▶ **Stated goal**
In the entries below, find the line containing "Clone this chart" and the line containing "const gridRight = 1145;". Copy those two lines and everything between them exactly, without the pictures.

Charts and diagrams as code
----

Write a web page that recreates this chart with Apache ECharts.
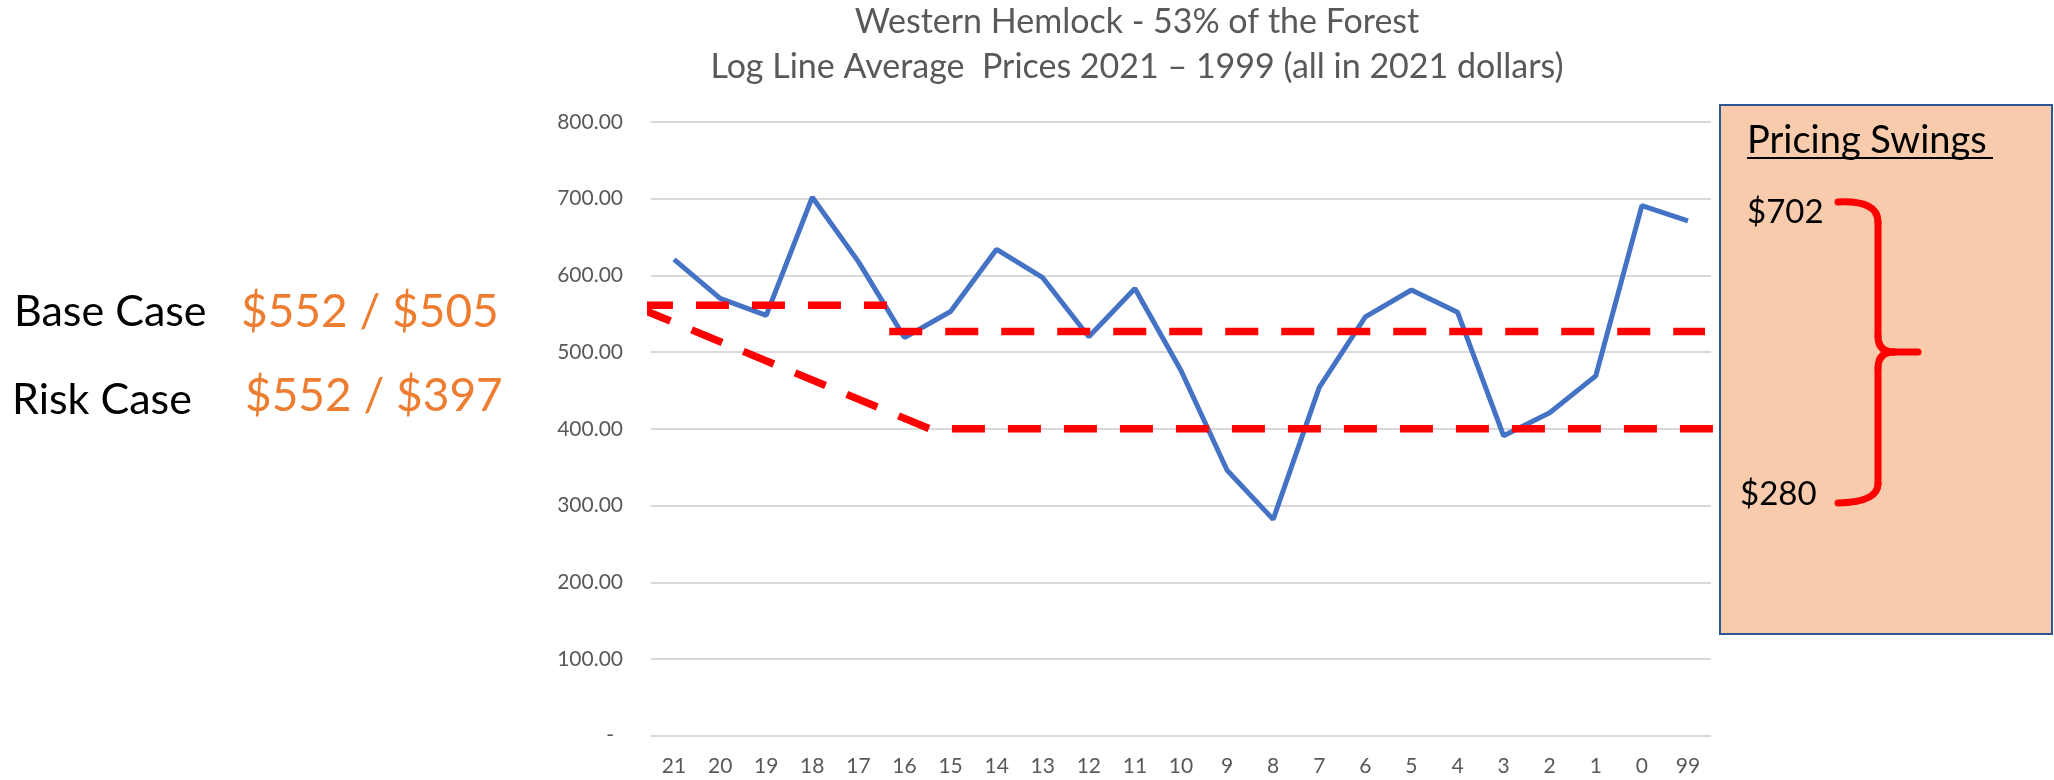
<!DOCTYPE html>
<html>
<head>
<meta charset="utf-8">
<script src="https://cdn.jsdelivr.net/npm/echarts@6/dist/echarts.min.js"></script>
<style>html,body{margin:0;padding:0;background:#fff;}#c{width:2054px;height:780px;}</style>
</head>
<body>
<div id="c"></div>
<script>
// ---- data ----
const categories = ['21','20','19','18','17','16','15','14','13','12','11','10','9','8','7','6','5','4','3','2','1','0','99'];
const prices = [621, 570, 548, 702, 618, 519, 553, 634, 597, 520, 583, 476, 346, 282, 454, 546, 581, 552, 391, 421, 469, 691, 671];
const yTicks = [0, 100, 200, 300, 400, 500, 600, 700, 800];
// base case dashed lines: [categoryPosition, value]
const baseCaseA = [[-0.74, 561], [4.62, 561]];
const baseCaseB = [[4.67, 527], [22.37, 527]];
// risk case dashed line
const riskCase = [[-0.74, 557], [5.55, 400], [22.9, 400]];

const FONT = 'Lato, "Noto Sans", sans-serif';
const chart = echarts.init(document.getElementById('c'));
const dashStyle = { color: '#ff0000', width: 7.5, type: [33, 23] };
const braceStyle = { fill: null, stroke: '#ff0000', lineWidth: 7, lineCap: 'round' };

chart.setOption({
  animation: false,
  backgroundColor: '#ffffff',
  title: {
    text: 'Western Hemlock - 53% of the Forest\nLog Line Average  Prices 2021 – 1999 (all in 2021 dollars)',
    left: 1137, top: 0, padding: 0, textAlign: 'center',
    textStyle: { fontFamily: FONT, fontSize: 34, fontWeight: 'normal', color: '#595959', lineHeight: 44.5 }
  },
  grid: { left: 651, top: 122, width: 1060, height: 613.7, containLabel: false },
  xAxis: [{
    type: 'category', data: categories, boundaryGap: true,
    axisLine: { show: false }, axisTick: { show: false },
    axisLabel: { color: '#595959', fontFamily: FONT, fontSize: 21, margin: 20 }
  }, {
    type: 'value', min: -0.5, max: 22.5, show: false
  }],
  yAxis: {
    type: 'value', min: 0, max: 800, interval: 100,
    axisLine: { show: false }, axisTick: { show: false },
    splitLine: { lineStyle: { color: '#d9d9d9', width: 2 } },
    axisLabel: {
      color: '#595959', fontFamily: FONT, fontSize: 21, margin: 28,
      formatter: v => v === 0 ? '{z|-}' : v.toFixed(2),
      rich: { z: { color: '#595959', fontFamily: FONT, fontSize: 21, padding: [0, 9, 0, 0] } }
    }
  },
  series: [{
    type: 'line', data: prices, symbol: 'none',
    lineStyle: { color: '#4472C4', width: 5 }, z: 3
  }, {
    type: 'line', xAxisIndex: 1, data: baseCaseA, symbol: 'none', clip: false,
    lineStyle: dashStyle, z: 4
  }, {
    type: 'line', xAxisIndex: 1, data: baseCaseB, symbol: 'none', clip: false,
    lineStyle: dashStyle, z: 4
  }, {
    type: 'line', xAxisIndex: 1, data: riskCase, symbol: 'none', clip: false,
    lineStyle: dashStyle, z: 4
  }],
  graphic: [
    { type: 'rect', z: 0, shape: { x: 1720, y: 105, width: 332, height: 529 },
      style: { fill: '#F8CBAD', stroke: '#2F5597', lineWidth: 2 } },
    { type: 'text', z: 1, style: { text: 'Pricing Swings', x: 1747, y: 141, font: '38px ' + FONT, fill: '#000', verticalAlign: 'middle', align: 'left' } },
    { type: 'line', z: 1, shape: { x1: 1747, y1: 158, x2: 1993, y2: 158 }, style: { stroke: '#000', lineWidth: 2 } },
    { type: 'text', z: 1, style: { text: '$702', x: 1747, y: 212, font: '33px ' + FONT, fill: '#000', verticalAlign: 'middle', align: 'left' } },
    { type: 'text', z: 1, style: { text: '$280', x: 1740, y: 494, font: '33px ' + FONT, fill: '#000', verticalAlign: 'middle', align: 'left' } },
    { type: 'bezierCurve', z: 1, shape: { x1: 1838, y1: 202, cpx1: 1878, cpy1: 200, x2: 1878, y2: 222 }, style: braceStyle },
    { type: 'line', z: 1, shape: { x1: 1878, y1: 222, x2: 1878, y2: 336 }, style: braceStyle },
    { type: 'bezierCurve', z: 1, shape: { x1: 1878, y1: 336, cpx1: 1878, cpy1: 352, x2: 1894, y2: 352 }, style: braceStyle },
    { type: 'line', z: 1, shape: { x1: 1894, y1: 352, x2: 1918, y2: 352 }, style: braceStyle },
    { type: 'bezierCurve', z: 1, shape: { x1: 1894, y1: 352, cpx1: 1878, cpy1: 352, x2: 1878, y2: 368 }, style: braceStyle },
    { type: 'line', z: 1, shape: { x1: 1878, y1: 368, x2: 1878, y2: 484 }, style: braceStyle },
    { type: 'bezierCurve', z: 1, shape: { x1: 1878, y1: 484, cpx1: 1878, cpy1: 502, x2: 1838, y2: 503 }, style: braceStyle },
    { type: 'text', z: 1, style: { text: 'Base Case', x: 14, y: 312, font: '43px ' + FONT, fill: '#000', verticalAlign: 'middle', align: 'left' } },
    { type: 'text', z: 1, style: { text: '$552 / $505', x: 241, y: 312, font: '46px ' + FONT, fill: '#ED7D31', verticalAlign: 'middle', align: 'left' } },
    { type: 'text', z: 1, style: { text: 'Risk Case', x: 12, y: 400, font: '43px ' + FONT, fill: '#000', verticalAlign: 'middle', align: 'left' } },
    { type: 'text', z: 1, style: { text: '$552 / $397', x: 245, y: 396, font: '46px ' + FONT, fill: '#ED7D31', verticalAlign: 'middle', align: 'left' } }
  ]
});
</script>
</body>
</html>
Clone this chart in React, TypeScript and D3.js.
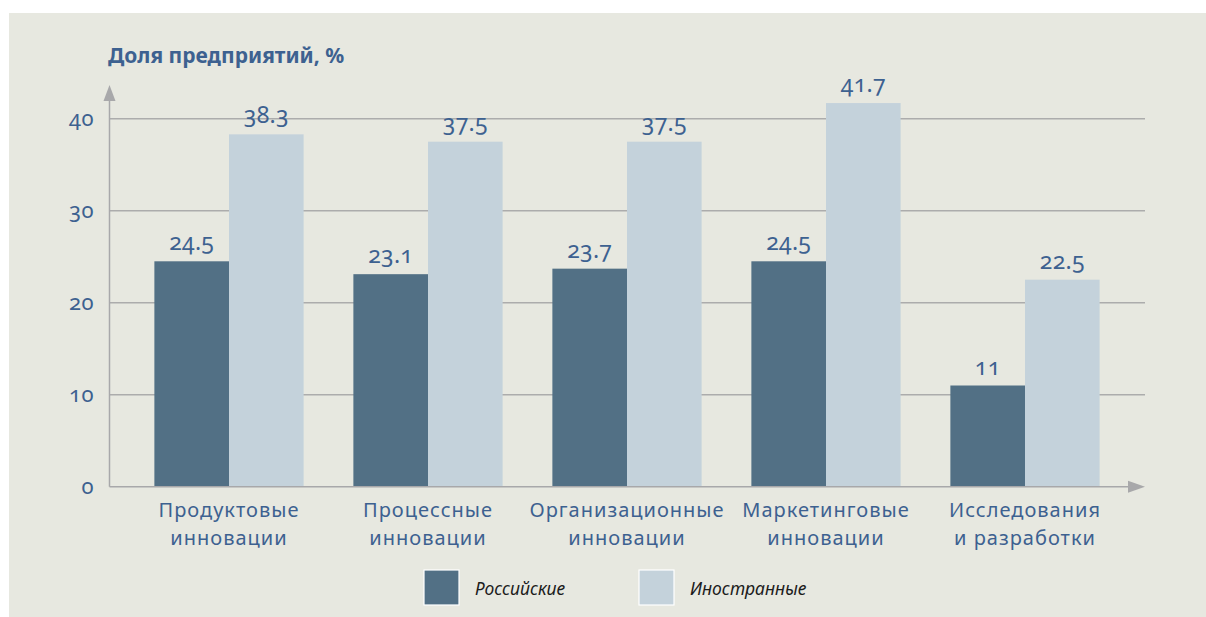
import React from "react";
import * as d3 from "d3";

const categories = [
  ["Продуктовые", "инновации"],
  ["Процессные", "инновации"],
  ["Организационные", "инновации"],
  ["Маркетинговые", "инновации"],
  ["Исследования", "и разработки"],
];
const russian = [24.5, 23.1, 23.7, 24.5, 11];
const foreign = [38.3, 37.5, 37.5, 41.7, 22.5];
const yTicks = [0, 10, 20, 30, 40];
const seriesNames = ["Российские", "Иностранные"];
const valueLabels = [
  ["24.5", "23.1", "23.7", "24.5", "11"],
  ["38.3", "37.5", "37.5", "41.7", "22.5"],
];
const title = "Доля предприятий, %";

const W = 1206;
const H = 617;
const BG = "#e7e8e0";
const DARK = "#527085";
const LIGHT = "#c4d2db";
const TEXT = "#3d6190";
const GRID = "#acacac";
const AXIS = "#a8a8aa";
const FONT = "'Noto Sans', 'Open Sans', sans-serif";

export default function App() {
  const x0 = 109.5;
  const baseY = 486.7;
  const y = d3.scaleLinear().domain([0, 40]).range([baseY, baseY - 368]);
  const xBand = d3
    .scaleBand<number>()
    .domain(d3.range(categories.length))
    .range([129.5, 1124.5])
    .paddingInner(0.25)
    .paddingOuter(0.125);
  const xSub = d3
    .scaleBand<number>()
    .domain([0, 1])
    .range([0, xBand.bandwidth()]);
  const series = [russian, foreign];
  const colors = [DARK, LIGHT];
  const gridRight = 1145;

  return (
    <svg
      width={W}
      height={H}
      style={{ position: "absolute", left: 0, top: 0, display: "block" }}
    >
      <rect x={0} y={0} width={W} height={H} fill="#ffffff" />
      <rect x={9} y={13} width={W - 9} height={H - 13} fill={BG} />
      <text
        x={108}
        y={63}
        fill={TEXT}
        fontFamily={FONT}
        fontWeight={700}
        fontSize={21}
      >
        {title}
      </text>
      {/* gridlines */}
      {yTicks
        .filter((t) => t > 0)
        .map((t) => (
          <line
            key={t}
            x1={x0}
            x2={gridRight}
            y1={y(t)}
            y2={y(t)}
            stroke={GRID}
            strokeWidth={1.5}
          />
        ))}
      {/* y tick labels */}
      {yTicks.map((t) => (
        <text
          key={t}
          x={94}
          y={y(t) + 7}
          textAnchor="end"
          fill={TEXT}
          fontFamily={FONT}
          fontSize={22}
          letterSpacing={0.5}
          style={{ fontVariantNumeric: "oldstyle-nums" }}
        >
          {t}
        </text>
      ))}
      {/* bars */}
      {categories.map((_, i) =>
        series.map((s, j) => {
          const bx = (xBand(i) as number) + (xSub(j) as number);
          return (
            <rect
              key={`${i}-${j}`}
              x={bx}
              y={y(s[i])}
              width={xSub.bandwidth()}
              height={baseY - y(s[i])}
              fill={colors[j]}
            />
          );
        })
      )}
      {/* value labels */}
      {categories.map((_, i) =>
        series.map((s, j) => {
          const cx =
            (xBand(i) as number) + (xSub(j) as number) + xSub.bandwidth() / 2;
          return (
            <text
              key={`v-${i}-${j}`}
              x={cx}
              y={y(s[i]) - 11}
              textAnchor="middle"
              fill={TEXT}
              fontFamily={FONT}
              fontSize={23}
              letterSpacing={0.3}
              style={{ fontVariantNumeric: "oldstyle-nums" }}
            >
              {valueLabels[j][i]}
            </text>
          );
        })
      )}
      {/* axes */}
      <line x1={x0} x2={x0} y1={baseY} y2={98} stroke={AXIS} strokeWidth={1.5} />
      <path
        d={`M${x0},85 L${x0 + 6},101 L${x0 - 6},101 Z`}
        fill={AXIS}
      />
      <line
        x1={x0}
        x2={1132}
        y1={baseY}
        y2={baseY}
        stroke={AXIS}
        strokeWidth={1.5}
      />
      <path
        d={`M1145,${baseY} L1128,${baseY - 6} L1128,${baseY + 6} Z`}
        fill={AXIS}
      />
      {/* category labels */}
      {categories.map((c, i) => {
        const cx = (xBand(i) as number) + xBand.bandwidth() / 2;
        return (
          <text
            key={`c-${i}`}
            textAnchor="middle"
            fill={TEXT}
            fontFamily={FONT}
            fontSize={20}
            letterSpacing={1}
          >
            <tspan x={cx} y={517}>
              {c[0]}
            </tspan>
            <tspan x={cx} y={545}>
              {c[1]}
            </tspan>
          </text>
        );
      })}
      {/* legend */}
      {seriesNames.map((n, j) => {
        const lx = [424, 639][j];
        return (
          <g key={n}>
            <rect
              x={lx}
              y={570}
              width={35}
              height={35}
              fill={colors[j]}
              stroke="#ffffff"
              strokeWidth={1.2}
            />
            <text
              x={lx + 51}
              y={595}
              fill="#1c1c1c"
              fontFamily={FONT}
              fontStyle="italic"
              fontSize={17.5}
            >
              {n}
            </text>
          </g>
        );
      })}
    </svg>
  );
}
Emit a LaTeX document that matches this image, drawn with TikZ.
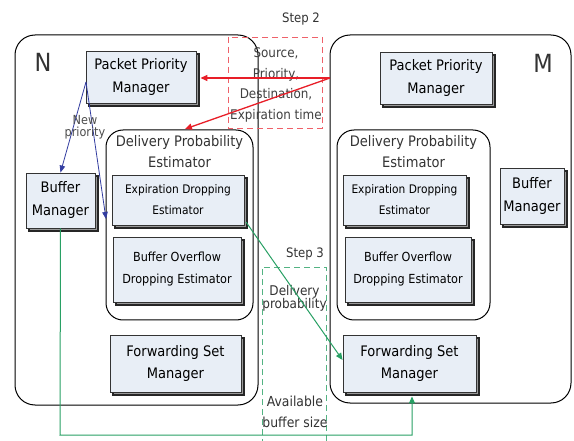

----

▶ **Reply to the exercise**
Clone this chart in React, TypeScript and D3.js.
import React from "react";
import * as d3 from "d3";

const categories = [
  ["Продуктовые", "инновации"],
  ["Процессные", "инновации"],
  ["Организационные", "инновации"],
  ["Маркетинговые", "инновации"],
  ["Исследования", "и разработки"],
];
const russian = [24.5, 23.1, 23.7, 24.5, 11];
const foreign = [38.3, 37.5, 37.5, 41.7, 22.5];
const yTicks = [0, 10, 20, 30, 40];
const seriesNames = ["Российские", "Иностранные"];
const valueLabels = [
  ["24.5", "23.1", "23.7", "24.5", "11"],
  ["38.3", "37.5", "37.5", "41.7", "22.5"],
];
const title = "Доля предприятий, %";

const W = 1206;
const H = 617;
const BG = "#e7e8e0";
const DARK = "#527085";
const LIGHT = "#c4d2db";
const TEXT = "#3d6190";
const GRID = "#acacac";
const AXIS = "#a8a8aa";
const FONT = "'Noto Sans', 'Open Sans', sans-serif";

export default function App() {
  const x0 = 109.5;
  const baseY = 486.7;
  const y = d3.scaleLinear().domain([0, 40]).range([baseY, baseY - 368]);
  const xBand = d3
    .scaleBand<number>()
    .domain(d3.range(categories.length))
    .range([129.5, 1124.5])
    .paddingInner(0.25)
    .paddingOuter(0.125);
  const xSub = d3
    .scaleBand<number>()
    .domain([0, 1])
    .range([0, xBand.bandwidth()]);
  const series = [russian, foreign];
  const colors = [DARK, LIGHT];
  const gridRight = 1145;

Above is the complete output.